GIVEN MATERIAL:
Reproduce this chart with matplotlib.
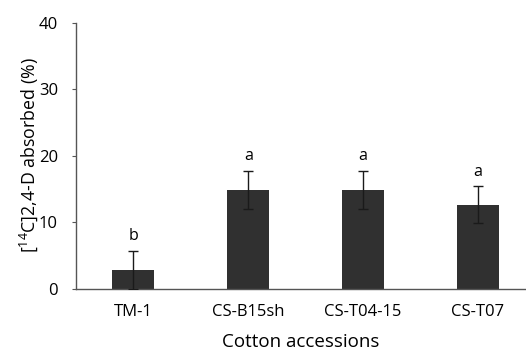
import matplotlib
matplotlib.use('Agg')
import matplotlib.pyplot as plt

# ── 데이터 ──
accessions = ['TM-1', 'CS-B15sh', 'CS-T04-15', 'CS-T07']
absorbed = [2.85, 14.9, 14.9, 12.7]
errors = [2.85, 2.9, 2.9, 2.75]
letters = ['b', 'a', 'a', 'a']

plt.rcParams['font.family'] = ['Open Sans', 'DejaVu Sans']
plt.rcParams['mathtext.fontset'] = 'custom'
plt.rcParams['mathtext.rm'] = 'Open Sans'

fig = plt.figure(figsize=(5.26, 3.52), dpi=100)
ax = fig.add_axes([0.1445, 0.179, 1 - 0.1445, 0.7557])

x = range(len(accessions))
ax.bar(x, absorbed, width=0.365, color='#303030', zorder=2)
ax.errorbar(x, absorbed, yerr=errors, fmt='none', ecolor='#1a1a1a',
            elinewidth=1.0, capsize=3.5, capthick=1.0, zorder=3)

for xi, v, e, lab in zip(x, absorbed, errors, letters):
    ax.text(xi, v + e + 1.0, lab, ha='center', va='bottom', fontsize=11.5, color='black')

ax.set_xlim(-0.5, 3.42)
ax.set_ylim(0, 40)
ax.set_yticks([0, 10, 20, 30, 40])
ax.set_xticks(list(x))
ax.set_xticklabels(accessions)

for s in ['top', 'right']:
    ax.spines[s].set_visible(False)
for s in ['left', 'bottom']:
    ax.spines[s].set_color('#555555')
    ax.spines[s].set_linewidth(1.0)

ax.tick_params(axis='y', direction='out', length=3, color='#555555', labelsize=12, pad=10)
ax.tick_params(axis='x', length=0, labelsize=12, pad=11)

ax.set_xlabel('Cotton accessions', fontsize=13.5, labelpad=9)
ax.set_ylabel(r'[$^{\mathregular{14}}$C]2,4-D absorbed (%)', fontsize=12.8)
ax.yaxis.set_label_coords(-0.08, 0.505)

fig.savefig('out.png', dpi=100)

REQUIRED WORK:
Without the pictures, transcribe the listing above exactly.

OUTPUT OF THE EXERCISE:
Reproduce this chart with matplotlib.
import matplotlib
matplotlib.use('Agg')
import matplotlib.pyplot as plt

# ── 데이터 ──
accessions = ['TM-1', 'CS-B15sh', 'CS-T04-15', 'CS-T07']
absorbed = [2.85, 14.9, 14.9, 12.7]
errors = [2.85, 2.9, 2.9, 2.75]
letters = ['b', 'a', 'a', 'a']

plt.rcParams['font.family'] = ['Open Sans', 'DejaVu Sans']
plt.rcParams['mathtext.fontset'] = 'custom'
plt.rcParams['mathtext.rm'] = 'Open Sans'

fig = plt.figure(figsize=(5.26, 3.52), dpi=100)
ax = fig.add_axes([0.1445, 0.179, 1 - 0.1445, 0.7557])

x = range(len(accessions))
ax.bar(x, absorbed, width=0.365, color='#303030', zorder=2)
ax.errorbar(x, absorbed, yerr=errors, fmt='none', ecolor='#1a1a1a',
            elinewidth=1.0, capsize=3.5, capthick=1.0, zorder=3)

for xi, v, e, lab in zip(x, absorbed, errors, letters):
    ax.text(xi, v + e + 1.0, lab, ha='center', va='bottom', fontsize=11.5, color='black')

ax.set_xlim(-0.5, 3.42)
ax.set_ylim(0, 40)
ax.set_yticks([0, 10, 20, 30, 40])
ax.set_xticks(list(x))
ax.set_xticklabels(accessions)

for s in ['top', 'right']:
    ax.spines[s].set_visible(False)
for s in ['left', 'bottom']:
    ax.spines[s].set_color('#555555')
    ax.spines[s].set_linewidth(1.0)

ax.tick_params(axis='y', direction='out', length=3, color='#555555', labelsize=12, pad=10)
ax.tick_params(axis='x', length=0, labelsize=12, pad=11)

ax.set_xlabel('Cotton accessions', fontsize=13.5, labelpad=9)
ax.set_ylabel(r'[$^{\mathregular{14}}$C]2,4-D absorbed (%)', fontsize=12.8)
ax.yaxis.set_label_coords(-0.08, 0.505)

fig.savefig('out.png', dpi=100)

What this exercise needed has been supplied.